> _WORK INSTRUCTIONS_
Return, without pictures, the lines from the start of the data through the one that contains "import * as d3 from 'd3';".

> _GIVEN MATERIAL_
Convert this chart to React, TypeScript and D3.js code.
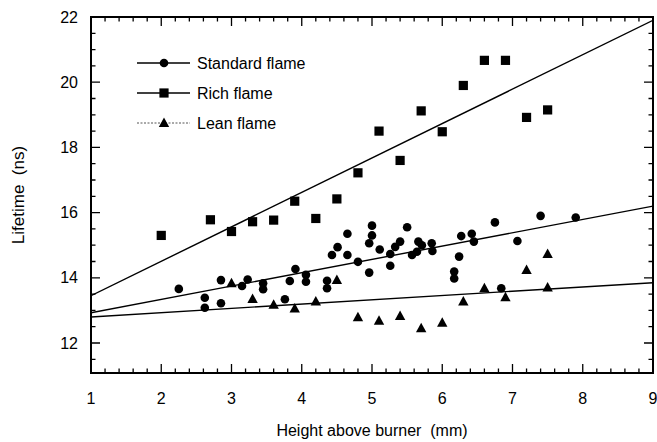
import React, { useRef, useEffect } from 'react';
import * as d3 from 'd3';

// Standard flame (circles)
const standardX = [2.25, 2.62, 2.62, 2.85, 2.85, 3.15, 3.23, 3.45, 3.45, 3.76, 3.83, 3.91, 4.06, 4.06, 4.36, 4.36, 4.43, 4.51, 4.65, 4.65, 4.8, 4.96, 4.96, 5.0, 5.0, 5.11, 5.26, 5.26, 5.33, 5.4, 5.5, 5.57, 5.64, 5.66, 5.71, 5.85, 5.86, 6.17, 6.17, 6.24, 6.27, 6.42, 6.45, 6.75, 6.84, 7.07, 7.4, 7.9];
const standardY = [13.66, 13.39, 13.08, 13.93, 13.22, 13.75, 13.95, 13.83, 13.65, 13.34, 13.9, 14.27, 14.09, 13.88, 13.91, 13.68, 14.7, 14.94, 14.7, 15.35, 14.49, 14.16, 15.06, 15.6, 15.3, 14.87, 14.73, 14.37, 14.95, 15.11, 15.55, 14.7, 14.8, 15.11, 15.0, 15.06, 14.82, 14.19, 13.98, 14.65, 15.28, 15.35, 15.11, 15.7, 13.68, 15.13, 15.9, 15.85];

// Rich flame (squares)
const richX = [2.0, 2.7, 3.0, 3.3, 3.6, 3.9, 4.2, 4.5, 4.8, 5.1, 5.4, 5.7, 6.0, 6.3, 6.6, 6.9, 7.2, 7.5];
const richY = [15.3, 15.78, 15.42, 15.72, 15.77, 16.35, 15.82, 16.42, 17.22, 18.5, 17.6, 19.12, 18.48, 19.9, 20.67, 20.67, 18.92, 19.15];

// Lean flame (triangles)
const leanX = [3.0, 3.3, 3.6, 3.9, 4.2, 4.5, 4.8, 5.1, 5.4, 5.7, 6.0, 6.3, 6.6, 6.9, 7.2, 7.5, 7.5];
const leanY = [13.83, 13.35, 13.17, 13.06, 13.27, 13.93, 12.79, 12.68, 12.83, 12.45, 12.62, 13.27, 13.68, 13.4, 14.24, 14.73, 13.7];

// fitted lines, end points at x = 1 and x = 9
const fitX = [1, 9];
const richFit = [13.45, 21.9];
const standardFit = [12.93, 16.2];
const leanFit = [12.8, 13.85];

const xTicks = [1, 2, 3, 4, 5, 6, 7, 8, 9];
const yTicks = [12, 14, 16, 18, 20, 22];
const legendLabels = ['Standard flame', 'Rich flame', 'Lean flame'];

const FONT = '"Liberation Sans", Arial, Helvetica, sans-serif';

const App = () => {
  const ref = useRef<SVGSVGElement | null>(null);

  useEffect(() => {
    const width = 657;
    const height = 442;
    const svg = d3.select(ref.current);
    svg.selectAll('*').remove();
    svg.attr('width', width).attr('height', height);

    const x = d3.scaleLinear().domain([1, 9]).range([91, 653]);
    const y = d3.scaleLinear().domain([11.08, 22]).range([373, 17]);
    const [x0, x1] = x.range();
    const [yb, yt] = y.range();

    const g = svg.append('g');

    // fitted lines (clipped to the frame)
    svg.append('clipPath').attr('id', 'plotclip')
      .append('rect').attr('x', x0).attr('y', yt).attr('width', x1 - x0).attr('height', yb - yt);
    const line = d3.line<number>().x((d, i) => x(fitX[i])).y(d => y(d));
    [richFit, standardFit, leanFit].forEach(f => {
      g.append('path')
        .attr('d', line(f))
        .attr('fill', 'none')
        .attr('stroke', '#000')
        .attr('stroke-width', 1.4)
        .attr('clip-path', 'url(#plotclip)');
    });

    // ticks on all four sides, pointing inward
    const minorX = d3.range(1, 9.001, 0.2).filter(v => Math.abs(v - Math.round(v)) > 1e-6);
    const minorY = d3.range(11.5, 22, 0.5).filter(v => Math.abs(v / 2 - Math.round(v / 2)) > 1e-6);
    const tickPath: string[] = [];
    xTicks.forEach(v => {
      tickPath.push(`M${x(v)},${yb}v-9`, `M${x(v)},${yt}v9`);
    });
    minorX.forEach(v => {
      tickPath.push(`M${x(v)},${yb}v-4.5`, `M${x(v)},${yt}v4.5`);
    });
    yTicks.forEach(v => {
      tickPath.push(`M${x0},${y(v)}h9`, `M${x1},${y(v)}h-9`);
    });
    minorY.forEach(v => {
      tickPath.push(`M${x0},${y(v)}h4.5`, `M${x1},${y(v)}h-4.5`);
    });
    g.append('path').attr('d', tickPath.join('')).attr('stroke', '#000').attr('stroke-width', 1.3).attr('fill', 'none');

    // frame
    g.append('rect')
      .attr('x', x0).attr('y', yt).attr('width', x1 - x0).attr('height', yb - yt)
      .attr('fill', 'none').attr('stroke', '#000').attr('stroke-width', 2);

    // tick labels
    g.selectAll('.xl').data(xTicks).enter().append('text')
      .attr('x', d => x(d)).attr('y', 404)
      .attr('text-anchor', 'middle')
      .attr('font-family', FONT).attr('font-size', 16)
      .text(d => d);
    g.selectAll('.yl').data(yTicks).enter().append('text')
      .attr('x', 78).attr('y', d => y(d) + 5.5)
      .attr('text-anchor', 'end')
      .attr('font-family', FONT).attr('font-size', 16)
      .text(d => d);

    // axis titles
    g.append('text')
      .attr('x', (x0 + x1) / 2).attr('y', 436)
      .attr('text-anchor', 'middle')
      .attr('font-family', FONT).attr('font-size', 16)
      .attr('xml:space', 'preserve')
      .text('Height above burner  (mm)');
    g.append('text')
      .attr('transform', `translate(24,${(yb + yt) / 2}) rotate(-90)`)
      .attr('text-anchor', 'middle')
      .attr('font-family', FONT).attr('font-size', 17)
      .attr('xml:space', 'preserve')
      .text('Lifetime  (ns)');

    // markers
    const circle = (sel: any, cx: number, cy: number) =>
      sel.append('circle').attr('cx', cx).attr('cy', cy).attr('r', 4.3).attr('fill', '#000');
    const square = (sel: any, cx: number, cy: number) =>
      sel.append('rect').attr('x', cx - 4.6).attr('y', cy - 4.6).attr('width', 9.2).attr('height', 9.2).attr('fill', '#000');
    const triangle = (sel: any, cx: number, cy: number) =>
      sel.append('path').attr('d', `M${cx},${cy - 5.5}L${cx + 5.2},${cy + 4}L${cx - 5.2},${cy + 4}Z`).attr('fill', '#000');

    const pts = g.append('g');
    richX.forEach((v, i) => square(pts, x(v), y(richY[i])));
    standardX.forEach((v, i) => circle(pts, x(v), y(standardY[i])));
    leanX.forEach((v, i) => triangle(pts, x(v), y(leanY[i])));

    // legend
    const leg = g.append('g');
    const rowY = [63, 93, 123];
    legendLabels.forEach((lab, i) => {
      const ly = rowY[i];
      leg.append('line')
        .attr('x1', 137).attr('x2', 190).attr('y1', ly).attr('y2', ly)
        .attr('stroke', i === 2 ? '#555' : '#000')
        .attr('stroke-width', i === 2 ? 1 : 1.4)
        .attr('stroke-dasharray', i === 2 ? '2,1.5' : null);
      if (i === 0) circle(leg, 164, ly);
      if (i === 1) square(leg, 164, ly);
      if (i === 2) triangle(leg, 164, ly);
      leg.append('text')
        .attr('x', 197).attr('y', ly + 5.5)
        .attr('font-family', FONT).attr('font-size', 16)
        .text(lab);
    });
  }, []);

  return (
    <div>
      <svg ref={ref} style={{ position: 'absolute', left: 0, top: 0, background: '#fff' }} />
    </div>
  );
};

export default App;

> _TASK SOLUTION_
Convert this chart to React, TypeScript and D3.js code.
import React, { useRef, useEffect } from 'react';
import * as d3 from 'd3';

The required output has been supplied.